Oil pulling or oil swishing is a traditional folk remedy where oil is “swished” (kavala graha) or “held” (snigda gandoosha) in the mouth.
Improving oral and systemic health
Practitioners of oil pulling claim it is capable of improving oral and systemic health, including a benefit in conditions such as headaches, migraines, diabetes mellitus, asthma, and acne, as well as whitening teeth. Its promoters claim it works by “pulling out” toxins, which are known as ama in Ayurvedic medicine, and thereby reducing inflammation.
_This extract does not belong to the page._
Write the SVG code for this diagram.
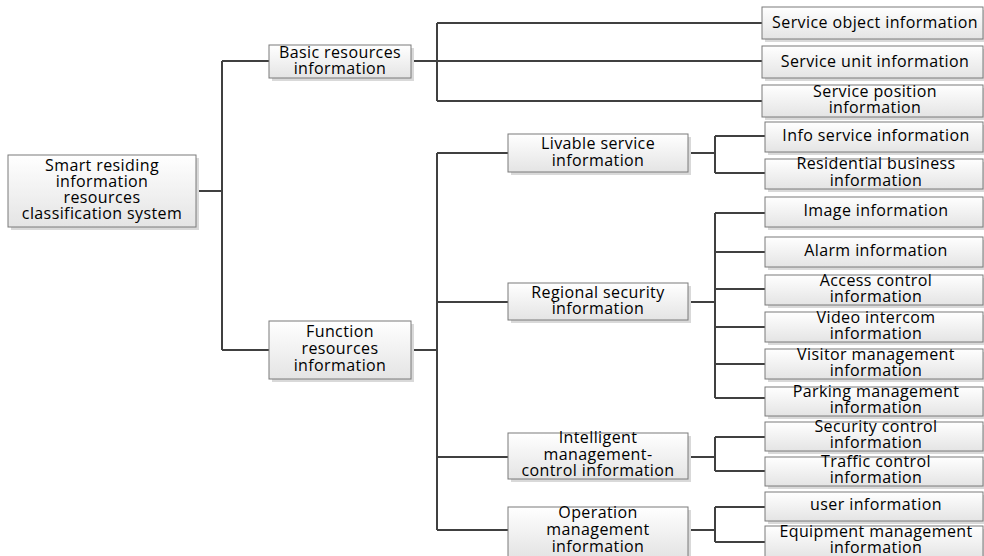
<svg xmlns="http://www.w3.org/2000/svg" width="984" height="556" viewBox="0 0 984 556">
<defs>
<linearGradient id="g" x1="0" y1="0" x2="0" y2="1">
<stop offset="0" stop-color="#ffffff"/>
<stop offset="1" stop-color="#e4e4e4"/>
</linearGradient>
</defs>
<style>
.sh{fill:#d9d9d9;}
.bx{fill:url(#g);stroke:#7a7a7a;stroke-width:1;}
text{font-family:"Open Sans","Liberation Sans",sans-serif;font-size:16px;letter-spacing:0.4px;fill:#000;text-anchor:middle;}
.c{fill:none;stroke:#404040;stroke-width:2;}
</style>
<rect width="984" height="556" fill="#fff"/>
<g id="connectors">
<path class="c" d="M196,191H222M222,61V350M222,61H269M222,350H269"/>
<path class="c" d="M411,61H437M437,23V101M437,23H762M437,61H762M437,101H762"/>
<path class="c" d="M411,350H437M437,153V530M437,153H508M437,302H508M437,457H508M437,530H508"/>
<path class="c" d="M688,153H715M715,136V173M715,136H765M715,173H765"/>
<path class="c" d="M688,302H715M715,213V398M715,213H765M715,252H765M715,289H765M715,327H765M715,364H765M715,398H765"/>
<path class="c" d="M688,457H715M715,437V471M715,437H765M715,471H765"/>
<path class="c" d="M688,530H715M715,507V542M715,507H765M715,542H765"/>
</g>
<g id="root">
<rect class="sh" x="11" y="158" width="188" height="72"/>
<rect class="bx" x="8" y="155" width="188" height="72"/>
<text x="102" y="171">Smart residing</text>
<text x="102" y="187">information</text>
<text x="102" y="203">resources</text>
<text x="102" y="219">classification system</text>
</g>
<g id="basic">
<rect class="sh" x="272" y="48" width="142" height="33"/>
<rect class="bx" x="269" y="45" width="142" height="33"/>
<text x="340" y="58">Basic resources</text>
<text x="340" y="74">information</text>
</g>
<g id="function">
<rect class="sh" x="272" y="324" width="142" height="58"/>
<rect class="bx" x="269" y="321" width="142" height="58"/>
<text x="340" y="337">Function</text>
<text x="340" y="354">resources</text>
<text x="340" y="371">information</text>
</g>
<g id="service-object">
<rect class="sh" x="765" y="10" width="221" height="32"/>
<rect class="bx" x="762" y="7" width="221" height="32"/>
<text x="875" y="28">Service object information</text>
</g>
<g id="service-unit">
<rect class="sh" x="765" y="49" width="221" height="32"/>
<rect class="bx" x="762" y="46" width="221" height="32"/>
<text x="875" y="67">Service unit information</text>
</g>
<g id="service-position">
<rect class="sh" x="765" y="88" width="221" height="32"/>
<rect class="bx" x="762" y="85" width="221" height="32"/>
<text x="875" y="97">Service position</text>
<text x="875" y="113">information</text>
</g>
<g id="livable">
<rect class="sh" x="511" y="137" width="180" height="38"/>
<rect class="bx" x="508" y="134" width="180" height="38"/>
<text x="598" y="149">Livable service</text>
<text x="598" y="166">information</text>
</g>
<g id="regional">
<rect class="sh" x="511" y="286" width="180" height="37"/>
<rect class="bx" x="508" y="283" width="180" height="37"/>
<text x="598" y="298">Regional security</text>
<text x="598" y="314">information</text>
</g>
<g id="intelligent">
<rect class="sh" x="511" y="436" width="180" height="46"/>
<rect class="bx" x="508" y="433" width="180" height="46"/>
<text x="598" y="443">Intelligent</text>
<text x="598" y="460">management-</text>
<text x="598" y="476">control information</text>
</g>
<g id="operation">
<rect class="sh" x="511" y="510" width="180" height="50"/>
<rect class="bx" x="508" y="507" width="180" height="50"/>
<text x="598" y="518">Operation</text>
<text x="598" y="535">management</text>
<text x="598" y="552">information</text>
</g>
<g id="info-service">
<rect class="sh" x="768" y="125" width="218" height="30"/>
<rect class="bx" x="765" y="122" width="218" height="30"/>
<text x="876" y="141">Info service information</text>
</g>
<g id="residential-business">
<rect class="sh" x="768" y="162" width="218" height="30"/>
<rect class="bx" x="765" y="159" width="218" height="30"/>
<text x="876" y="169">Residential business</text>
<text x="876" y="186">information</text>
</g>
<g id="image">
<rect class="sh" x="768" y="200" width="218" height="30"/>
<rect class="bx" x="765" y="197" width="218" height="30"/>
<text x="876" y="216">Image information</text>
</g>
<g id="alarm">
<rect class="sh" x="768" y="240" width="218" height="30"/>
<rect class="bx" x="765" y="237" width="218" height="30"/>
<text x="876" y="256">Alarm information</text>
</g>
<g id="access-control">
<rect class="sh" x="768" y="278" width="218" height="30"/>
<rect class="bx" x="765" y="275" width="218" height="30"/>
<text x="876" y="286">Access control</text>
<text x="876" y="302">information</text>
</g>
<g id="video-intercom">
<rect class="sh" x="768" y="315" width="218" height="30"/>
<rect class="bx" x="765" y="312" width="218" height="30"/>
<text x="876" y="323">Video intercom</text>
<text x="876" y="339">information</text>
</g>
<g id="visitor-management">
<rect class="sh" x="768" y="352" width="218" height="30"/>
<rect class="bx" x="765" y="349" width="218" height="30"/>
<text x="876" y="360">Visitor management</text>
<text x="876" y="376">information</text>
</g>
<g id="parking-management">
<rect class="sh" x="768" y="390" width="218" height="29"/>
<rect class="bx" x="765" y="387" width="218" height="29"/>
<text x="876" y="397">Parking management</text>
<text x="876" y="413">information</text>
</g>
<g id="security-control">
<rect class="sh" x="768" y="425" width="218" height="29"/>
<rect class="bx" x="765" y="422" width="218" height="29"/>
<text x="876" y="432">Security control</text>
<text x="876" y="448">information</text>
</g>
<g id="traffic-control">
<rect class="sh" x="768" y="460" width="218" height="29"/>
<rect class="bx" x="765" y="457" width="218" height="29"/>
<text x="876" y="467">Traffic control</text>
<text x="876" y="483">information</text>
</g>
<g id="user">
<rect class="sh" x="768" y="495" width="218" height="29"/>
<rect class="bx" x="765" y="492" width="218" height="29"/>
<text x="876" y="510">user information</text>
</g>
<g id="equipment-management">
<rect class="sh" x="768" y="529" width="218" height="32"/>
<rect class="bx" x="765" y="526" width="218" height="32"/>
<text x="876" y="537">Equipment management</text>
<text x="876" y="553">information</text>
</g>
</svg>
Oil pulling has received little study and there is limited evidence to support claims made by the technique’s advocates. In one small study, coconut oil was found to be effective at reducing plaque and oral bacterial load, but was less effective than chlorhexidine (an antiseptic mouthwash); the health claims of oil pulling have otherwise failed scientific verification or have not been investigated. Oil pulling is controversial amongst Western health practitioners. The National Center for Health Research states that “it’s still unclear whether or how the practice actually works to get rid of bad bacteria in our mouths. It’s also unknown what the long term effects on oral and overall health may be.”
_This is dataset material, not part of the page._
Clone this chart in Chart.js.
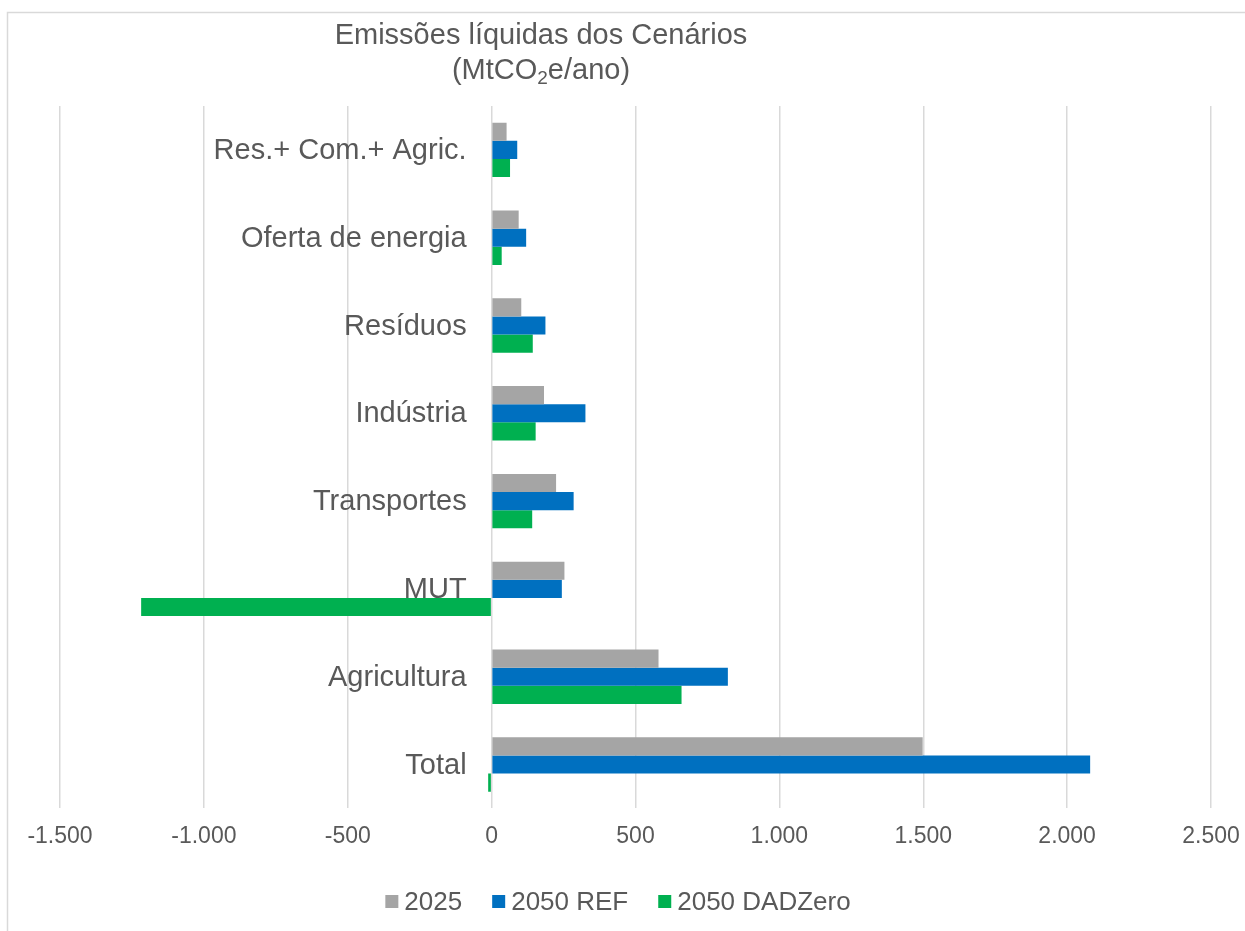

In traditional Ayurveda, gargling treatments like kavala graha and gandusha are used to treat imbalances of various doshas. Ayurveda does not recommend general treatments blindly for everyone, but, rather, health is held to be very individualistic, and the dominant dosha in both the individual and nature determines health care, including dental health. As per Ayurvedic literature, coconut oil is one among many medicinal fluids recommended for daily preventive use and/or seasonal use to reduce dryness (vata dosha) of the mouth and reduce inflammation and burning sensation in the mouth. In case of specific issues, Ayurvedic practitioners might also suggest other treatments such as sesame oil and sunflower oil or other herbalized oils after proper diagnosis of the specific ailment or dosha.